Il quitte l'endroit pour écrire à New York. Là où il se fera écrivain. Son premier roman, End as a Man est lancé en 1947 et le rend aussitôt célèbre. On y parle clairement de sexe, de comportements et d'attitudes sexuels, on y critique la culture machiste militaire et on suggère de l'homosexualité. Ce sont beaucoup trop de tabous pour les prudes États-Unis d'après guerre. La New York Society for the Suppression Vice, institution créée dans le but de contrôler les moeurs de la population, poursuit la maison d'édition Vanguard Press pour obscénité.
Le livre fait tant de bruit, que Willingham le transforme en pièce de théâtre, qui mettra en scène, entre autre, un jeune James Dean. Le producteur Sam Spiegel lui fait adapter le livre en film et Ben Gazzara commencera sa carrière cinématographique avec ceci, rebaptisé The Strange One.
Les critiques aiment beaucoup Willingham, le public aussi, et on le place facilement parmi les nouveaux jeunes auteurs d'après guerre à suivre comme Norman Mailer, James Jones, Truman Capote, Gore Vidal ou Tom Wolfe dans Greenwich Village. William Faulkner se trouve parmi ses plus grands fans.
Natural Child paraît en 1952, et raconte 4 jeunes individus, 2 hommes et 2 femmes, ainsi que leur vie de bohème à New York. La narration sophistiquée ainsi que l'oreille parfaite de Willingham pour les dialogues réalistes de la jeunesse des États-Unis en feront un autre succès et un bijou dans son oeuvre. To Eat a Peach paraît 3 ans plus tard et chronique la vie et les aventures (ludiques) de moniteurs de camps d'été.
Un jeune réalisateur du nom de Stanley Kubrick avait adoré Natural Child et demande à Willingham de l'aider à adapter un livre de Stefan Zweig pour le cinéma. Le projet ne fonctionnera pas mais Kubrick retient l'homme pour le faire retravailler le scénario de Jim Thompson pour son prochain film: Paths of Glory. On aimera tant son apport qu'on lui fait retravailler un peu du scénario de The Bridge of the River Kwaï. Toutefois, David Lean est un homme fort difficile et Willingham et lui ne s'entendent pas. Calder ne sera jamais crédité pour le peu auquel il a contribué au film.
Willingham et Kirk Douglas se sont liés d'amitié sur le plateau de Paths of Glory et Calder travaillera sur son prochain film. Quand Douglas embarque sur son projet suivant, il engage ses bonnes collaborations: Kubrick et un ami commun, Willingham. Spartacus sera un gros succès commercial.
Ça aura pris 8 ans à Calder Willingham à tricoter son prochain roman: Eternal Fire qui replace l'action, là où il a grandi, dans le Sud, en Georgie.
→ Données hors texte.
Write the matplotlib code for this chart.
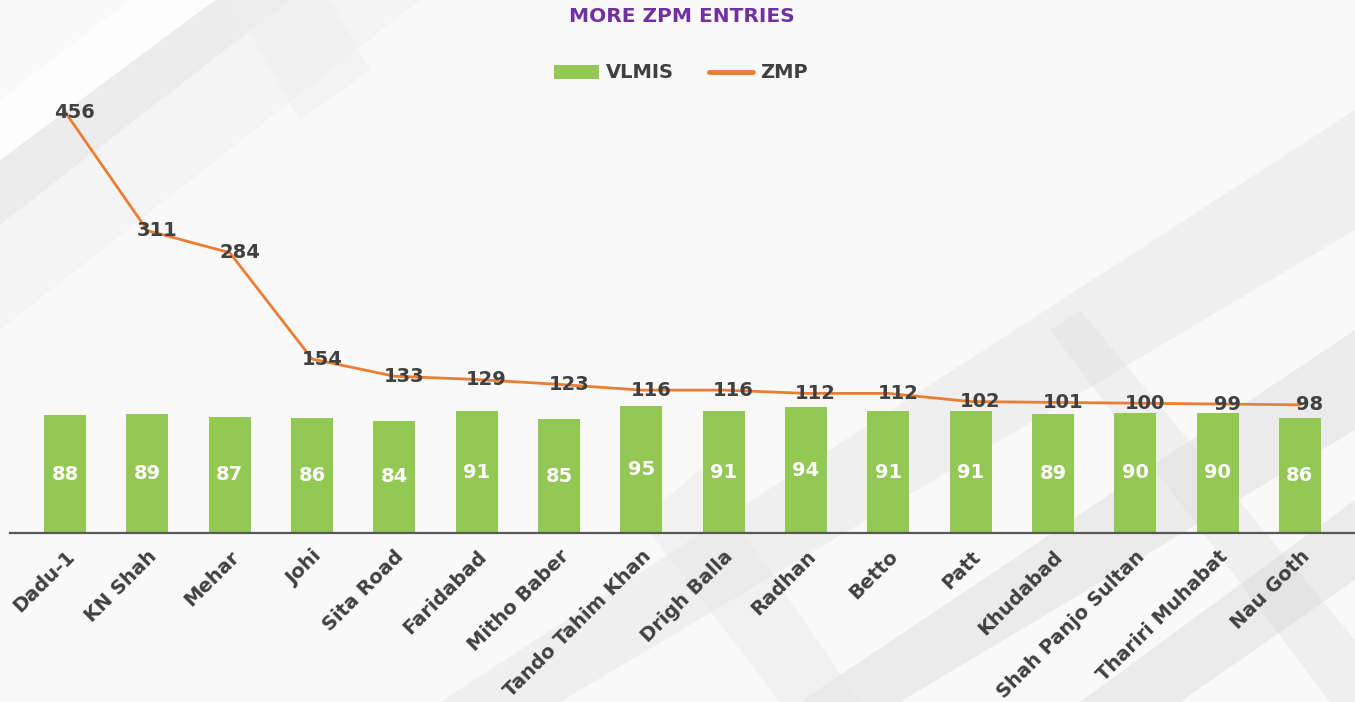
import matplotlib
matplotlib.use("Agg")
import matplotlib.pyplot as plt
from matplotlib.patches import Patch, Polygon
from matplotlib.lines import Line2D

# data
sites = ["Dadu-1", "KN Shah", "Mehar", "Johi", "Sita Road", "Faridabad",
         "Mitho Baber", "Tando Tahim Khan", "Drigh Balla", "Radhan", "Betto",
         "Patt", "Khudabad", "Shah Panjo Sultan", "Thariri Muhabat", "Nau Goth"]
vlmis = [88, 89, 87, 86, 84, 91, 85, 95, 91, 94, 91, 91, 89, 90, 90, 86]
zmp = [456, 311, 284, 154, 133, 129, 123, 116, 116, 112, 112, 102, 101, 100, 99, 98]

GREEN = "#92C853"
ORANGE = "#ED7D31"
PURPLE = "#7030A0"
DARK = "#404040"
W, H = 1355, 702

plt.rcParams["font.family"] = ["DejaVu Sans"]

fig = plt.figure(figsize=(W / 100, H / 100), dpi=100)
fig.patch.set_facecolor("#f9f9f9")


def px(x, y):
    return (x / W, 1 - y / H)


# faint diagonal background shapes (decoration only)
shapes = [
    ([(0, 160), (0, 225), (290, 0), (215, 0)], "#e2e2e2", 0.55),
    ([(0, 225), (0, 330), (420, 0), (290, 0)], "#f2f2f2", 0.6),
    ([(0, 100), (0, 160), (215, 0), (130, 0)], "#ffffff", 0.8),
    ([(230, 0), (300, 120), (370, 70), (330, 0)], "#eeeeee", 0.5),
    ([(560, 702), (440, 702), (1355, 110), (1355, 230)], "#e4e4e4", 0.45),
    ([(900, 702), (800, 702), (1355, 330), (1355, 430)], "#dcdcdc", 0.45),
    ([(1050, 330), (1080, 310), (1355, 640), (1355, 702), (1330, 702)], "#dddddd", 0.35),
    ([(1180, 702), (1080, 702), (1355, 500), (1355, 580)], "#d2d2d2", 0.35),
    ([(640, 520), (700, 470), (860, 702), (780, 702)], "#e6e6e6", 0.4),
]
for pts, col, a in shapes:
    fig.add_artist(Polygon([px(*p) for p in pts], closed=True, transform=fig.transFigure,
                           facecolor=col, edgecolor="none", alpha=a, zorder=0))

ax = fig.add_axes([10 / W, (H - 533) / H, 1 - 10 / W, 438 / H])
ax.set_facecolor("none")
x = list(range(len(sites)))

ax.bar(x, vlmis, width=0.51, color=GREEN, zorder=2)
ax.set_xlim(-0.67, len(sites) - 0.33)
ax.set_ylim(0, 328)
for i, v in zip(x, vlmis):
    ax.text(i, v / 2, str(v), ha="center", va="center", color="white",
            fontsize=14, fontweight="bold", zorder=3)

ax.set_xticks(x)
ax.set_xticklabels(sites, rotation=45, ha="right", rotation_mode="anchor",
                   fontsize=14, fontweight="bold", color=DARK)
ax.tick_params(axis="x", length=0, pad=10)
ax.set_yticks([])
for s in ["top", "left", "right"]:
    ax.spines[s].set_visible(False)
ax.spines["bottom"].set_color("#595959")
ax.spines["bottom"].set_linewidth(1.6)

ax2 = ax.twinx()
ax2.plot(x, zmp, color=ORANGE, lw=2, zorder=3)
ax2.set_ylim(-58.7, 476.8)
ax2.set_yticks([])
for s in ["top", "left", "right", "bottom"]:
    ax2.spines[s].set_visible(False)
for i, v in zip(x, zmp):
    ax2.annotate(str(v), (i, v), xytext=(7, 0), textcoords="offset points",
                 ha="center", va="center", fontsize=14, fontweight="bold", color=DARK)

fig.text(0.503, 1 - 17 / H, "MORE ZPM ENTRIES", ha="center", va="center",
         fontsize=14.5, fontweight="bold", color=PURPLE)

handles = [Patch(facecolor=GREEN, edgecolor="none"),
           Line2D([0], [0], color=ORANGE, lw=3.5, solid_capstyle="round")]
leg = fig.legend(handles, ["VLMIS", "ZMP"], loc="center", bbox_to_anchor=(681 / W, 1 - 73 / H),
                 ncol=2, frameon=False, handlelength=2.3, handleheight=0.75,
                 columnspacing=1.8, handletextpad=0.35,
                 prop={"size": 14, "weight": "bold"})
for t in leg.get_texts():
    t.set_color(DARK)

fig.savefig("out.png", dpi=100, facecolor=fig.get_facecolor())
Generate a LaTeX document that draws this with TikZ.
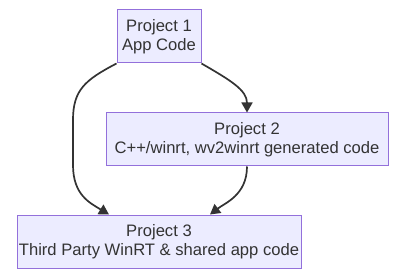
\documentclass[tikz,border=0pt]{standalone}
\usepackage{fontspec}
\setmainfont{Liberation Sans}
\usetikzlibrary{arrows.meta,calc}
\definecolor{boxfill}{HTML}{ECECFF}
\definecolor{boxline}{HTML}{9370DB}
\definecolor{txt}{HTML}{333333}
\definecolor{edge}{HTML}{333333}
\tikzset{
  x=1pt,y=-1pt,
  proj/.style={draw=boxline,fill=boxfill,line width=1pt,inner sep=0pt,align=center,
    text=txt,font=\fontsize{16.6}{18.5}\selectfont,minimum height=53pt},
  link/.style={draw=edge,line width=1.7pt,-{Triangle[length=10pt,width=11pt]}},
}
\begin{document}
\begin{tikzpicture}
\useasboundingbox (0,0) rectangle (405,278);
\node[proj,minimum width=84pt] (p1) at (159,36.5) {Project 1\\App Code};
\node[proj,minimum width=282pt] (p2) at (247,139.5) {Project 2\\C++/winrt, wv2winrt generated code};
\node[proj,minimum width=284pt] (p3) at (159,241.5) {Project 3\\Third Party WinRT \& shared app code};
\draw[link] (p1.south east) .. controls (230,80) and (247,90) .. (p2.north);
\draw[link] (p1.south west) .. controls (85,80) and (73,90) .. (73,120) -- (73,165) .. controls (73,195) and (90,203) .. ([xshift=-50pt]p3.north);
\draw[link] (p2.south) .. controls (247,195) and (225,203) .. ([xshift=51pt]p3.north);
\end{tikzpicture}
\end{document}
Probablement son meilleur effort, l'histoire gothique raconte le mariage entre un jeune héritier et une enseignante pleine de vertus aux idées suicidaires. Une critique dira de lui qu'il est le seul auteur vivant digne de pouvoir tenir le manteau de Dostoievsky dans une bagarre de rue.
Willingham revient au cinéma pour adapter la nouvelle de Charles Webb, The Graduate. Mike Nichols n'aime pas ce qu'il en fait et engage Buck Henry pour retravailler le script. Une bataille juridique prouve qu'on a gardé beaucoup trop de ce que Willingham avait fait et son nom doit être placé au générique. Il sera co-nommé pour l'Oscar de la meilleure adaptation cinématographique. Il se fera de Dustin Hoffman un ami. Ils retravailleront ensemble sur Little Big Man.
Calder lance son 9ème livre, Rambling Rose, racontant sa famille et son éveil sexuel, enfant, en Georgie. Bien que jamais sa famille n'ait eu de femme de ménage ouvertement sexuelle comme Rose, tout le reste du livre est inspiré de ses proches. Il travaille aussi avec Altman.
Son avant-dernier livre sera le dernier volet de la trilogie, débutée avec Geraldine Bradshaw et Reach to the Stars dans les années 50. The Big Nickel. Son dernier livre sera un essai satirique mal reçu en 1977, The Building of Venus Four.
Il travaillait avec Steven Spielberg sur un scénario intitulé Julie's Valley, racontant l'histoire d'une famille de pionniers des États-Unis, attaquée par des autochtones sur la piste de l'Oregon, quand on lui diagnostique un cancer du poumon fatal.
Il en décédait hier, il y a 22 ans.
L'auteur, largement oublié et pratiquement introuvable, avait 72 ans.